Para Javier Tusell, se trataba de personalidades
claramente republicanas y, en concreto, Giménez Fernández aparte de un
demócrata convencido, “representaba en el terreno social la extrema
izquierda de su partido”. Desde este análisis, lo
interesante no es el desencadenamiento que provocó de la revolución de Asturias
sino la actitud mantenida por las organizaciones estrictamente republicanas,
defensoras de la legalidad. Así, un partido tan de orden como el Republicano
Conservador, de Miguel Maura, publicó una nota del siguiente tenor: “Asistimos
con tanta amargura como asombro a la entrega del régimen en las manos de
quienes representan la negación de los postulados y principios del 14 de abril
y rompemos toda solidaridad y trato con los órganos de un régimen desleal a sí
mismo y a quienes por él lucharon victoriosamente”.
En un sentido muy
significativo, el Partido Republicano
Federal señaló que estaba dispuesto a solidarizarse “con todos aquellos
partidos que pretenden rescatar y aun superar el 14 de abril”, con
independencia de los medios que utilizasen se sobreentendía.
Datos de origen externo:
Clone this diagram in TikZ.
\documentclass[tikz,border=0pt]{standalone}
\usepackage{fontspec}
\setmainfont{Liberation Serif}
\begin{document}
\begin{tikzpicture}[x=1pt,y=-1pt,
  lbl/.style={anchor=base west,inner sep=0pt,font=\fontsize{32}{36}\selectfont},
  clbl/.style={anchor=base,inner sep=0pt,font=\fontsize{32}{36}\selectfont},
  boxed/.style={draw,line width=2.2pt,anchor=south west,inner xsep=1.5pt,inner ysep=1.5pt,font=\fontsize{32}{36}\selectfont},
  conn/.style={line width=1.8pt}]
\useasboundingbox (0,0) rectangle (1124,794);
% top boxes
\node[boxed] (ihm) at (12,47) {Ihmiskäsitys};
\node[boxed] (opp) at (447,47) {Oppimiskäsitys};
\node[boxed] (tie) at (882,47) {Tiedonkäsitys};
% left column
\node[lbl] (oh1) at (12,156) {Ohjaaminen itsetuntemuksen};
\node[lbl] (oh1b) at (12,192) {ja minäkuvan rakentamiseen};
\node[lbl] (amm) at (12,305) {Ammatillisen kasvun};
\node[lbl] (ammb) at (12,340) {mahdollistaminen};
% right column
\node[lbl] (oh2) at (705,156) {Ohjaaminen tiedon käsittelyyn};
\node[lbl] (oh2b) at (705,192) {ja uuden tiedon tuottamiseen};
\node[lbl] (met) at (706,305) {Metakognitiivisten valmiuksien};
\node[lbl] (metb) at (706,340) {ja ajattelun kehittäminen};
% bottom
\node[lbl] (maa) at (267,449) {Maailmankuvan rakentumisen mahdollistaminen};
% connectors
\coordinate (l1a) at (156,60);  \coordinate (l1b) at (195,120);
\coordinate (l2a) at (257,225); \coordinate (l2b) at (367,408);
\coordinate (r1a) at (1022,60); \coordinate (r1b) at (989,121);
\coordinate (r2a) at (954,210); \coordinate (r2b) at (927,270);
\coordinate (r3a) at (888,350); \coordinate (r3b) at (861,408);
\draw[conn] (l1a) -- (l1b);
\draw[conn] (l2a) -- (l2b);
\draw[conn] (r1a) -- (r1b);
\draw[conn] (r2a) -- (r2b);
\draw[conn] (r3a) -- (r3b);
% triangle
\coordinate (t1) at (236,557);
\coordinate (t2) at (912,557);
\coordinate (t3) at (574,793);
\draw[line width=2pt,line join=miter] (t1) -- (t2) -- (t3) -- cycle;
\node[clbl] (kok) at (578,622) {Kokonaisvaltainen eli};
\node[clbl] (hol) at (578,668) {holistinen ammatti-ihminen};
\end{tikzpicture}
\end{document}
Lo que era tanto como legitimar cualquier reacción, incluso
la que tuvo lugar mediante la revolución de Asturias. ¿Qué podía justificar un
rechazo de esta naturaleza? La respuesta es clara: la mentalidad de la clase
política republicana que consideraba fuera del sistema a los que no hubiesen
fundado el régimen. Azaña en discurso pronunciado el 17 de julio de 1931 había
ya señalado:”La república es para todos los españoles. Todos
los españoles, todos los ciudadanos, aunque no sean republicanos, están en la
República amparados por la ley, pero la República ha de ser gobernada, pensada
y dirigida por republicanos”. El Gobierno no podía quedar en manos de los
enemigos del régimen, “no lo permitiremos” advertía.
¿Se
pueden calificar como demócratas a quienes así se expresaban? No es posible
obviar que la CEDA había ganado las elecciones de 1933, jurídicamente no
existía ningún obstáculo para su entrada en el gabinete. Esta mentalidad es la
que desgraciadamente llevó a la revolución de 1934, Sir Raymond Carr lo denunció expresamente: “La
revolución de octubre es el origen inmediato de la Guerra Civil. La izquierda,
sobre todo los socialistas, habían rechazado los procedimientos legales; el
Gobierno contra el que se rebelaron estaba electoralmente justificado”,
añadiendo que “el
argumento de que el señor Gil Robles intentaba traer el fascismo era a la vez
hipócrita y demostradamente falso”.
Los republicanos defendían
la separación de la Iglesia y el Estado, la esencial igualdad de los hombres
así como un orden social que mejorase la suerte de la clase obrera y eliminase
la miseria en el campo, la liberación de la mujer, la generalización de la
enseñanza y la identificación con los países más próximos de la Europa
occidental. También es cierto que su intelectualidad, basta citar a Ramón J.
Sender y Arturo Barea, llevó a nuestro país a uno de sus momentos culturalmente
más brillantes. La España republicana es por tanto la nuestra, la de las libertades
y el progreso. Es verdad, pero también es cierto que el respeto a las reglas
democráticas no fue una de sus características y sería absurdo obviarlo. También
que la represión que llevaron a cabo algunos de sus representantes durante la guerra
civil tuvo idénticas características arbitrarias y crueles que la de los
nacionalistas. La misma Clara Campoamor tuvo que refugiarse en Suiza amenazada
por los anarquistas. En más de una ocasión, se ha señalado que nuestra historia a veces sólo despierta
vergüenza y puede ser verdad. Si queremos ser honestos con nuestra memoria
histórica así tendremos que reconocerlo.